Dazu gehören selbstverständlich Optimierungen, gerade beim Landesamt für Verfassungsschutz. Ich habe hierzu eine Expertenkommission eingesetzt. Diese soll die Strukturen und die Arbeitsweise gründlich prüfen und danach Handlungsempfehlungen einerseits zu Neustrukturierungen bzw. zur besseren Arbeitsweise gerade im Rechtsextremismus geben und andererseits natürlich auch noch einmal die Probleme, die in diesem Bereich vorhanden waren, aufklären. Ergebnisse können wir Anfang des kommenden Jahres erwarten.

Einen Punkt, der mir in der Diskussion, gerade was das Thema Auseinandersetzung mit dem Rechtsextremismus

anbetrifft, zu kurz gekommen ist, möchte ich jetzt noch einmal ansprechen. Das ist das Thema Prävention.
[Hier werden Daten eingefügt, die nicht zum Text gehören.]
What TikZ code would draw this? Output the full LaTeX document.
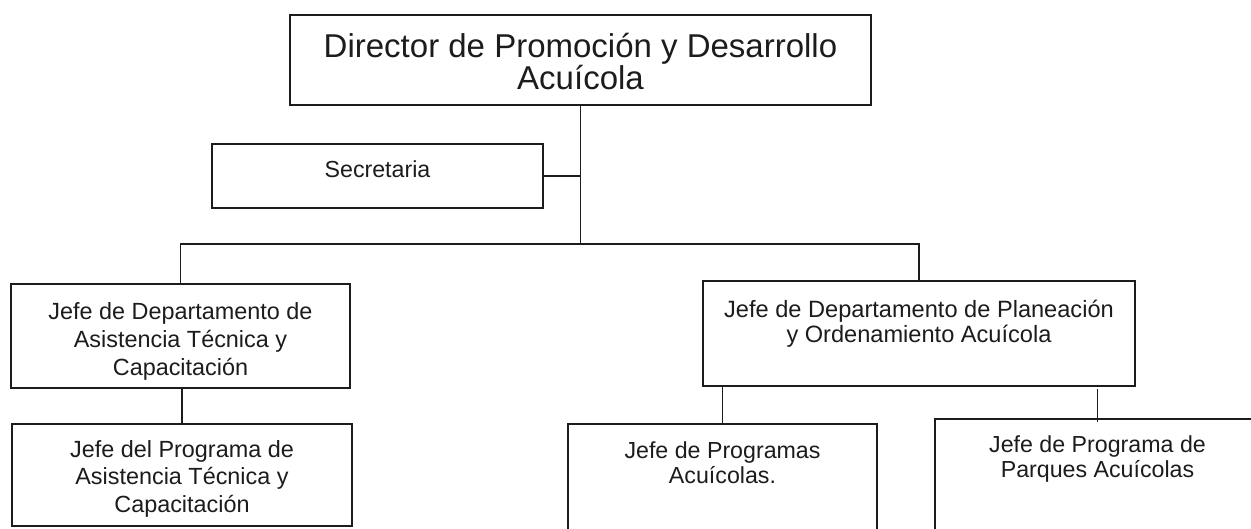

Wir haben bereits im letzten Jahr mit dem Landesamt für Verfassungsschutz das Forum „Starke Demokratie“ und damit die Präventionsarbeit in diesem Bereich ausgebaut. Hier sind die wichtigsten Entscheidungsträger, nämlich die Landkreise, die Städte und Gemeinden, an einem Tisch. Zusammen mit den Experten des LfV und weiteren Fachleuten geht es darum, Aufklärung und Hilfestellung beim Umgang mit Rechtsextremismus zu geben.